Alltägliche Baumaßnahmen bergen ebenfalls besondere Risiken. Natürlich kann man nicht alles selbst machen, aber die Möglichkeiten einer kleinen Feuerwehr sind größer als der unbedarfte Betrachter denkt. Zu einer Rettung aus Höhen und Tiefen muß nicht immer ein riesiges Aufgebot technischer Spezialgeräte anfahren. Wie mit einfachen Mitteln in solchen Fällen schnell geholfen werden kann, haben wir 2011 in einer Rettungsübung probiert. Man muß sich trauen, es zu versuchen. Man stellt seine Leute vor eine neue Situation, gibt ein Ziel vor und läßt sie denken. Aus Fehlern lernt man, schlußendlich funktioniert es und bleibt im Gedächtnis.
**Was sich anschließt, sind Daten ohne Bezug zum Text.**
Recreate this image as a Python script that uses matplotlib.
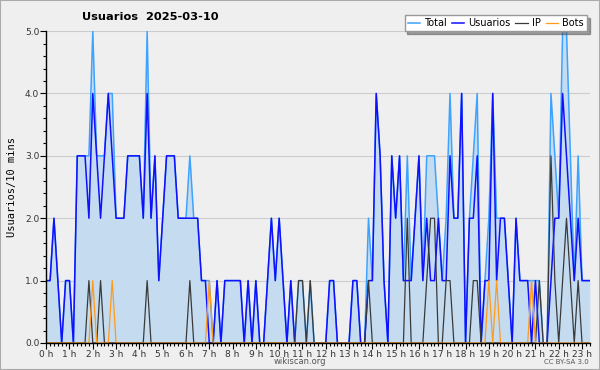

Mit Freizeitunfällen und häuslichen Notsituationen ist ebenfalls stets zu rechnen. Wir beschaffen jetzt zwar kein knallrotes Gummiboot, bieten aber für unsere Feuerwehrleute regelmäßig Erste Hilfe-Kurse an, die immer gut besucht sind. Auch mit Situationen die nicht so stark im Blick liegen, weil sie bisher kaum vorkamen, sollte sich die Feuerwehr gedanklich einmal befaßt haben. Besonders der Straßenverkehr bringt Gefahren auch in eher ruhige Gegenden, wie man an diesem Unfall sieht.
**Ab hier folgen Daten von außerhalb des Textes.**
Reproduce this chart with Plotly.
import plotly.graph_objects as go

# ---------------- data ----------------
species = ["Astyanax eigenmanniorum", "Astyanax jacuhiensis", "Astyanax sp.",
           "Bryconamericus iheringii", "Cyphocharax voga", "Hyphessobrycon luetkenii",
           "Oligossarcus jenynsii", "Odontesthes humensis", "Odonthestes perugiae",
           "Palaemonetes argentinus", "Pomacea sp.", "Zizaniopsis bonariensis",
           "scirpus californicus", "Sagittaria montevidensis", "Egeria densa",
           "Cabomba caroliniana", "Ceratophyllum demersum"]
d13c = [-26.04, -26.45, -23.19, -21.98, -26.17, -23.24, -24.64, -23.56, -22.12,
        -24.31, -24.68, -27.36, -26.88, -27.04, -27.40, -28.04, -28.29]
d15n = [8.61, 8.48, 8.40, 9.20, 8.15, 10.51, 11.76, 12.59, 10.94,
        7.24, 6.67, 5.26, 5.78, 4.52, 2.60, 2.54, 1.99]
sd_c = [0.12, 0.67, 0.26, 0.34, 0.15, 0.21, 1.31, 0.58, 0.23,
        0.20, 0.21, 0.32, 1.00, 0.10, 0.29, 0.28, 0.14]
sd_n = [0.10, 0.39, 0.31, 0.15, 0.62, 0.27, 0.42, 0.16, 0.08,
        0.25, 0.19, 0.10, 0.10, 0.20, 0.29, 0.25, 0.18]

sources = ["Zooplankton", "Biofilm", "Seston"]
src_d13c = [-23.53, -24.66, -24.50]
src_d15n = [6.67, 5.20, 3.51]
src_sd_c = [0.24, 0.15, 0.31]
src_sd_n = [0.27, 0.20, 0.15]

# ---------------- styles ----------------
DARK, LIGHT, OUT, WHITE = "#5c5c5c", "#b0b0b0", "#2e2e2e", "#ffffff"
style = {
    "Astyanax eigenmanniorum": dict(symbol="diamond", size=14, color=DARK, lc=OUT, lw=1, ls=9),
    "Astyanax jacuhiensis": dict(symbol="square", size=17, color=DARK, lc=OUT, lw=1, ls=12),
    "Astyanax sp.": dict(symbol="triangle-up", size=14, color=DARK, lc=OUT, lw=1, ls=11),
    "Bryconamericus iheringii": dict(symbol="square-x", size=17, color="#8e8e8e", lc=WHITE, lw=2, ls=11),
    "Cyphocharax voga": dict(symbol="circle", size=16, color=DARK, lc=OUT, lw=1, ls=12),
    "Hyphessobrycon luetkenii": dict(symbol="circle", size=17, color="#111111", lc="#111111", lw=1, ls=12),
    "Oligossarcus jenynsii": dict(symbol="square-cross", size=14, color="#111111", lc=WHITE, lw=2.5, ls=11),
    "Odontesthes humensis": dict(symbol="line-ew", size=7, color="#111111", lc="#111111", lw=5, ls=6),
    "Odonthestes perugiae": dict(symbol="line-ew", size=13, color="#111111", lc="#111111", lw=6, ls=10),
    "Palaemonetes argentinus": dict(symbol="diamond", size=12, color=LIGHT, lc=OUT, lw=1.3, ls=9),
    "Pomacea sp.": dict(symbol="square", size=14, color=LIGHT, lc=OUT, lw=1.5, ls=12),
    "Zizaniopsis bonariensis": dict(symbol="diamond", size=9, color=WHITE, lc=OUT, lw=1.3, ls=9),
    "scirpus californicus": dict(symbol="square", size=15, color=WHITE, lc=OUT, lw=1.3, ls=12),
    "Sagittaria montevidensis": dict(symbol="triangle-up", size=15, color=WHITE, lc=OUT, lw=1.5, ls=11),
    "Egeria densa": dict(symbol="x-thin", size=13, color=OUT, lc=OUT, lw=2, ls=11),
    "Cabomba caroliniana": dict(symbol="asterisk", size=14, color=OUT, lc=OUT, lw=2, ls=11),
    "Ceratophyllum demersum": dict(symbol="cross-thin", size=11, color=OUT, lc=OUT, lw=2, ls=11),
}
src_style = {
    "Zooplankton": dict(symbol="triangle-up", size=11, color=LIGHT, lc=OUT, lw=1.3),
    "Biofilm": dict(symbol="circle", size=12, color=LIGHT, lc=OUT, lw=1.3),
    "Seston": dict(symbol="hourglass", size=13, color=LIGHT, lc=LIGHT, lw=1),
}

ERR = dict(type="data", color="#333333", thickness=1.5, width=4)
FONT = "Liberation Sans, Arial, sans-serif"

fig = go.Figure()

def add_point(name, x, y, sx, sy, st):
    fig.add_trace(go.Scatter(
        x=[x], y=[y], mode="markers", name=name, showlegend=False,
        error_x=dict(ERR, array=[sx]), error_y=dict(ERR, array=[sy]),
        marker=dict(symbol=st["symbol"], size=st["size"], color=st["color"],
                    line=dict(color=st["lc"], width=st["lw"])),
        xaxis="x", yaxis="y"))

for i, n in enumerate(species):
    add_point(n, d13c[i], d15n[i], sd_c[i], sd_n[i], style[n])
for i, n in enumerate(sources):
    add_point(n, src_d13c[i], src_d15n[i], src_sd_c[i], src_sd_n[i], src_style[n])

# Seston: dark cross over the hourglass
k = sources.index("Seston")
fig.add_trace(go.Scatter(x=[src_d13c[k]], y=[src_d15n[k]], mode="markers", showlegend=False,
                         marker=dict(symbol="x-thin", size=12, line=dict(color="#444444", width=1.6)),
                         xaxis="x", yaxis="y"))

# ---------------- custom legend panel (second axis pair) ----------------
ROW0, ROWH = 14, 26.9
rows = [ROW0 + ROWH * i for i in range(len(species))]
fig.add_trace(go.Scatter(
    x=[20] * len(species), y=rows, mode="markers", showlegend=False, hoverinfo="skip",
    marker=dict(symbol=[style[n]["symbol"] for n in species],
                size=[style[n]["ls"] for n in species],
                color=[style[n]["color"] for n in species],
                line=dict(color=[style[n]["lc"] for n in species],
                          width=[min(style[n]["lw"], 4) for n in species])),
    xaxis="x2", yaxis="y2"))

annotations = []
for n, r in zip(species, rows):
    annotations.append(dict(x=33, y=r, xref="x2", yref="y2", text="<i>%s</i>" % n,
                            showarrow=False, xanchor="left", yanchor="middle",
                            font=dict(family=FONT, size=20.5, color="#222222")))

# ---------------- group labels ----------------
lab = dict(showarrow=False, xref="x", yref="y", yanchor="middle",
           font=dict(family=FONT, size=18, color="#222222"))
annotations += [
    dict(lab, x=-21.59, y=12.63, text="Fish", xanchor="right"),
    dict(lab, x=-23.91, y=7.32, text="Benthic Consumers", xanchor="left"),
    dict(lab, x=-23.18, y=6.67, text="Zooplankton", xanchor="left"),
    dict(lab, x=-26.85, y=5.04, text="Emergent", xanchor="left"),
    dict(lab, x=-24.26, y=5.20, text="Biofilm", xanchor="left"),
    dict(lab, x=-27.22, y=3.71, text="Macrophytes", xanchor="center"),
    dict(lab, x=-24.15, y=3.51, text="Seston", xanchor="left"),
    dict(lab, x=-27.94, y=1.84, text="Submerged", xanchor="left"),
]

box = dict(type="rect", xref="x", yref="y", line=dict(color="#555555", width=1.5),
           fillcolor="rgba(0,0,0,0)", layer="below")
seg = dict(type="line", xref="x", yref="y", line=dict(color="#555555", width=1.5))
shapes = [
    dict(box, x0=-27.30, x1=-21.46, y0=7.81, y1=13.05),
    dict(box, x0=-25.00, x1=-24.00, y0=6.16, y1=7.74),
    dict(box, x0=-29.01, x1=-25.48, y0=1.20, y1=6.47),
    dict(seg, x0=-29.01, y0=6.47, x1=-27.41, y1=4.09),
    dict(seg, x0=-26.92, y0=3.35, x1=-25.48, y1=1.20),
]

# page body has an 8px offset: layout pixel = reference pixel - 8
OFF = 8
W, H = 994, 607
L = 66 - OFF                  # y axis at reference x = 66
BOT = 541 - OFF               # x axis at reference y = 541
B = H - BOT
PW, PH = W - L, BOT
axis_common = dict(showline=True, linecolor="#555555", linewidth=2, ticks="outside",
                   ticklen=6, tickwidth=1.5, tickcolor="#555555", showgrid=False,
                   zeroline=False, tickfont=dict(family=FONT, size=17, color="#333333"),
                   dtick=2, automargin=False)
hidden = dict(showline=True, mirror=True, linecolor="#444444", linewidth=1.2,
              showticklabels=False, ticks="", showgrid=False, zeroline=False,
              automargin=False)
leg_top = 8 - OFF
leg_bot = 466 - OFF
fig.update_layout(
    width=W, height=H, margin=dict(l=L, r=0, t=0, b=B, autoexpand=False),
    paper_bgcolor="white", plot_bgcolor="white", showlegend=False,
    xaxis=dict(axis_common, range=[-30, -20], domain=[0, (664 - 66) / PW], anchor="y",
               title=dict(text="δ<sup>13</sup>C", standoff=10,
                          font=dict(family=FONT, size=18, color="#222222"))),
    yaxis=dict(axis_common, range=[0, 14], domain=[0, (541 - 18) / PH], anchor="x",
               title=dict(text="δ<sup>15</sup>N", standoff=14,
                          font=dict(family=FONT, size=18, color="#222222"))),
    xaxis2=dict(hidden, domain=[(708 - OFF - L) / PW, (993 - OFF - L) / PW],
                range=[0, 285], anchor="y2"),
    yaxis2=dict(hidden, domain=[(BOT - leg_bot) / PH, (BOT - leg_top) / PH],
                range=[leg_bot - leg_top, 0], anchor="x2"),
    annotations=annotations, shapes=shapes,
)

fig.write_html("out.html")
Nach dieser nicht abschließenden Betrachtung erkennt man, daß die Dorffeuerwehr doch mit einer Vielzahl von Situationen umgehen können muß, an die man als Außenstehender noch gar nicht gedacht hat. Denn die örtliche Feuerwehr ist normalerweise zuerst an der Einsatzstelle, sie muß die Lage richtig einschätzen und die notwendigen Schritte einleiten. Aus diesem Grund empfiehlt es sich auch, die Weiterbildung des Führungspersonals ständig voranzutreiben. Warum sollte es bei einer kleineren Feuerwehr keinen ausgebildeten Zugführer geben? Gerade bei Kommandanten sollte dieser Lehrgang viel weiter verbreitet sein.
Die Einsatzhäufigkeit gibt es in aller Regel nicht her, größere Erfahrungen in der Einsatzrealität zu sammeln. Das muß in den Übungen so gut es geht und so wirklichkeitsnah wie möglich geschehen. Brutale Kompetenz in möglichst vielen Situationen ist der Schlüssel zur Anerkennung, und vor allem hilft sie dem, der unsere Hilfe nötig hat. Und das muß das Ziel allen unseren Handelns sein.
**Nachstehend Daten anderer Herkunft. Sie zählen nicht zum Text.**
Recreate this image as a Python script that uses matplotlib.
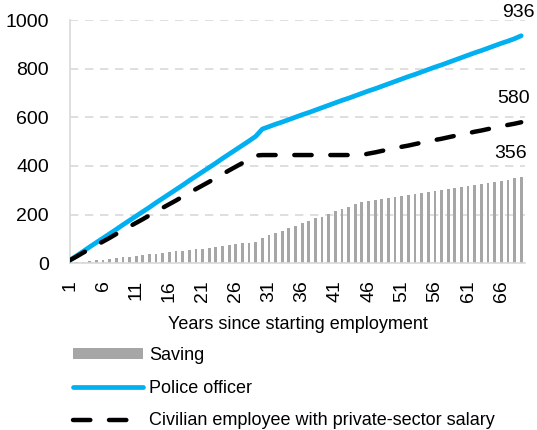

3 Kommentare zu „Leistungsvermögen von „Dorffeuerwehren““

  • Sehr Guter Artikel zum Thema Dorffeuerwehren,auch wir sind eine kleine aber relativ gut ausgebildete Dorffeuerwehr und wissen von was ihr sprecht , leider muss man aber auch sagen dass,einige Dorffeuerwehren absolut keinen Wert auf ihre Ausbildung legen und lieber „vor sich hinwurschteln“ obwohl sie über teilweise sehr gute Technick verfügen

  • Michael:

    Vielen Dank für die Blumen! Das vor sich hinwurschdeln ist m.E. weit verbreitet, weil man das ja bisher auch immer so gemacht hat. Das ist auch in unserer Umgebung zu beobachten. Da muß man halt mal frischen Wind reinlassen, sonst verbessert sich nix und die Feuerwehr ist ihren Aufgaben nicht gewachsen. Mit einer abwechslungsreichen Ausbildung, bei der die Leute auch mal eigene Ideen ausprobieren können, steigen Motivation, Lerneffekt und Spaß in der Gruppe. So soll es sein. Viele Grüße nach Sachsen!
    P.S. Nettes Fahrzeug, so eins haben wir auch!

  • Holger:

    Sehr gut!
    Sehe ich auch so.
    Im Ernstfall fragt keiner, ob es ’ne Dorffeuerwehr ist!

    Da zählt nur, DASS es ’ne FEUERWEHR ist!
    Und von der wird dann auch die schnelle und kompetente Arbeit einer Feuerwehr erwartet!